“The spirit of our endeavour is, To strive, to seek, to find and not to yield”

Alessandro Minuto-Rizzo, President

Australia and India converge over the Indo-Pacific

NDCF IndoPac June 2020

India’s maritime spheres of influence.
Source: Indian Navy, Ensuring Secure Seas: Indian Maritime Security Strategy, Naval Strategic Publication, NSP 1.2 (October 2015).

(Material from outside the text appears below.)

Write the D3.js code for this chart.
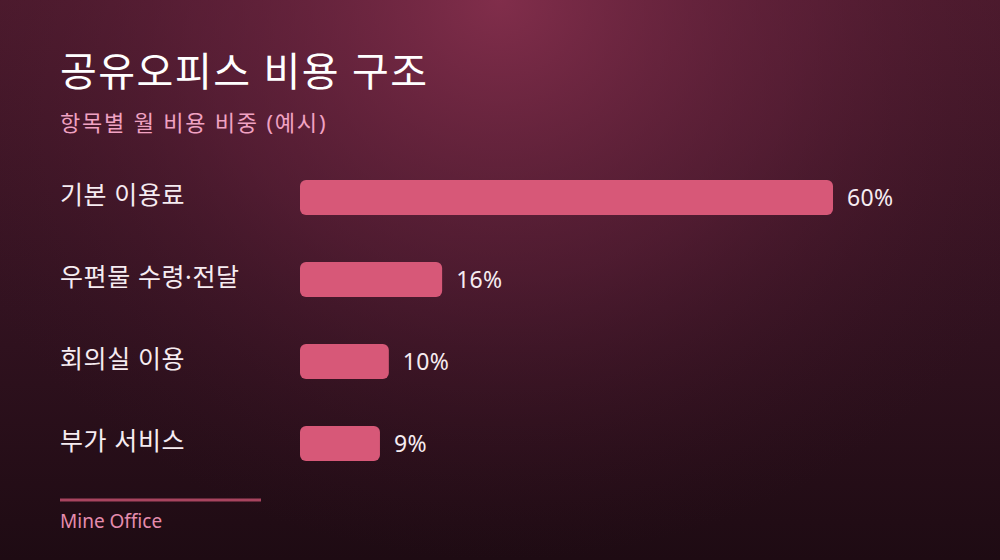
<!DOCTYPE html>
<html>
<head>
<meta charset="utf-8">
<script src="https://cdn.jsdelivr.net/npm/d3@7"></script>
<style>
  html, body { margin: 0; padding: 0; background: #1f0c14; }
  svg { display: block; }
  text { font-family: "Noto Sans", "Noto Sans CJK KR", sans-serif; }
</style>
</head>
<body>
<svg id="chart" width="1000" height="560"></svg>
<script>
// data
var categories = ['기본 이용료', '우편물 수령·전달', '회의실 이용', '부가 서비스'];
var shares = [60, 16, 10, 9];
var title = '공유오피스 비용 구조';
var subtitle = '항목별 월 비용 비중 (예시)';
var source = 'Mine Office';

var W = 1000, H = 560;
var svg = d3.select('#chart');

// background
var defs = svg.append('defs');
var lin = defs.append('linearGradient').attr('id', 'bgLin')
  .attr('x1', 0).attr('y1', 0).attr('x2', 0).attr('y2', 1);
lin.append('stop').attr('offset', '0%').attr('stop-color', '#4c1a2d');
lin.append('stop').attr('offset', '55%').attr('stop-color', '#321220');
lin.append('stop').attr('offset', '100%').attr('stop-color', '#1e0b13');

var rad = defs.append('radialGradient').attr('id', 'bgRad')
  .attr('gradientUnits', 'userSpaceOnUse')
  .attr('cx', 500).attr('cy', 0).attr('r', 560)
  .attr('gradientTransform', 'translate(500,0) scale(1.1,1) translate(-500,0)');
rad.append('stop').attr('offset', '0%').attr('stop-color', '#8a3150').attr('stop-opacity', 0.85);
rad.append('stop').attr('offset', '50%').attr('stop-color', '#6a2440').attr('stop-opacity', 0.45);
rad.append('stop').attr('offset', '100%').attr('stop-color', '#3a1424').attr('stop-opacity', 0);

svg.append('rect').attr('width', W).attr('height', H).attr('fill', 'url(#bgLin)');
svg.append('rect').attr('width', W).attr('height', H).attr('fill', 'url(#bgRad)');

// titles
svg.append('text').attr('x', 60).attr('y', 86)
  .attr('fill', '#ffffff').attr('font-size', 40).attr('letter-spacing', 1.5)
  .text(title);
svg.append('text').attr('x', 60).attr('y', 131)
  .attr('fill', '#f0a2c2').attr('font-size', 22).attr('letter-spacing', 1.8)
  .text(subtitle);

// scales
var x = d3.scaleLinear().domain([0, 60]).range([300, 833]);
var y = d3.scaleBand().domain(categories).range([180, 461]).paddingInner(0.573).paddingOuter(0);

var rows = svg.append('g').selectAll('g')
  .data(categories.map(function(c, i) { return {name: c, value: shares[i]}; }))
  .enter().append('g');

rows.append('rect')
  .attr('x', x(0))
  .attr('y', function(d) { return y(d.name); })
  .attr('width', function(d) { return x(d.value) - x(0); })
  .attr('height', y.bandwidth())
  .attr('rx', 6)
  .attr('fill', '#d75878');

rows.append('text')
  .attr('x', 60)
  .attr('y', function(d) { return y(d.name) + y.bandwidth() / 2; })
  .attr('dy', '0.25em')
  .attr('fill', '#f6ecf1')
  .attr('font-size', 25).attr('letter-spacing', 0.6)
  .text(function(d) { return d.name; });

rows.append('text')
  .attr('x', function(d) { return x(d.value) + 14; })
  .attr('y', function(d) { return y(d.name) + y.bandwidth() / 2; })
  .attr('dy', '0.36em')
  .attr('fill', '#f6ecf1')
  .attr('font-size', 23).attr('letter-spacing', 0.3)
  .text(function(d) { return d.value + '%'; });

// footer
svg.append('line').attr('x1', 60).attr('x2', 261).attr('y1', 500).attr('y2', 500)
  .attr('stroke', '#a8445f').attr('stroke-width', 3);
svg.append('text').attr('x', 60).attr('y', 528)
  .attr('fill', '#e58cae').attr('font-size', 19)
  .text(source);
</script>
</body>
</html>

In the India-Australia Electronic Summit on the 4th of June, the Joint Statement on a Comprehensive Strategic Partnership revealed that the 2009 “strategic partnership” has been upgraded to a broader “Comprehensive Strategic Partnership”. Economic and security engagement is being ramped up, with pledges to work more actively together in the Indian and Pacific Oceans. India welcomed Australia’s Pacific Step-up, and Australia welcomed India’s Indo-Pacific Oceans Initiative (IPOI).
Much of the context and driver for the Summit were their shared concerns about China (e.g. South China Sea, naval and economic expansion in the Indo-Pacific, Huawei, Covid-19); for India, further magnified by the Himalayan border frictions with China in May and June. The two leaders agreed:
Both India and Australia share a vision of a free, open, inclusive and rules-based Indo-Pacific region to support the freedom of navigation, over-flight and peaceful and cooperative use of the seas by adherence of all nations to international law including the United Nations Convention on the Law of the Sea (UNCLOS).
This was a deliberate implicit criticism of China’s push in the South China Sea.
The Indian-Australian Joint Declaration on a Shared Vision for Maritime Cooperation in the Indo-Pacific, a first such “Indo-Pacific” declaration between them, stressed environmental cooperation and pledged to “deepen navy-to-navy cooperation”. India will probably no longer oppose Australia’s participation in the Malabar naval exercises between India, Japan and the United States.
Another new development was India and Australia’s Military Logistics Support Agreement (MLSA). This opens access to military bases in the Eastern Indian Ocean – for India’s use of Australia’s Christmas Island and Cocos Island, as well as Darwin; and for Australia’s use of India’s Andaman and Nicobar Islands.
Finally, revealing wider patterns were pinpointed in their Joint Statement:
Both sides commit to continue to work together through various plurilateral mechanisms, including trilateral meetings with Japan, trilateral meetings with Indonesia and consultations on COVID-19 with Japan, New Zealand, the Republic of Korea, Vietnam, and the United States. They welcomed the inaugural Quad ministerial meeting with Japan and the United States in September 2019, and reaffirmed their commitment to ongoing Quad consultations.
China’s absence in this listing reflects emerging patterns of strategic geometry as Australia, India, as well as Indonesia, Japan, New Zealand, South Korea, Vietnam and the United States continue to move closer together.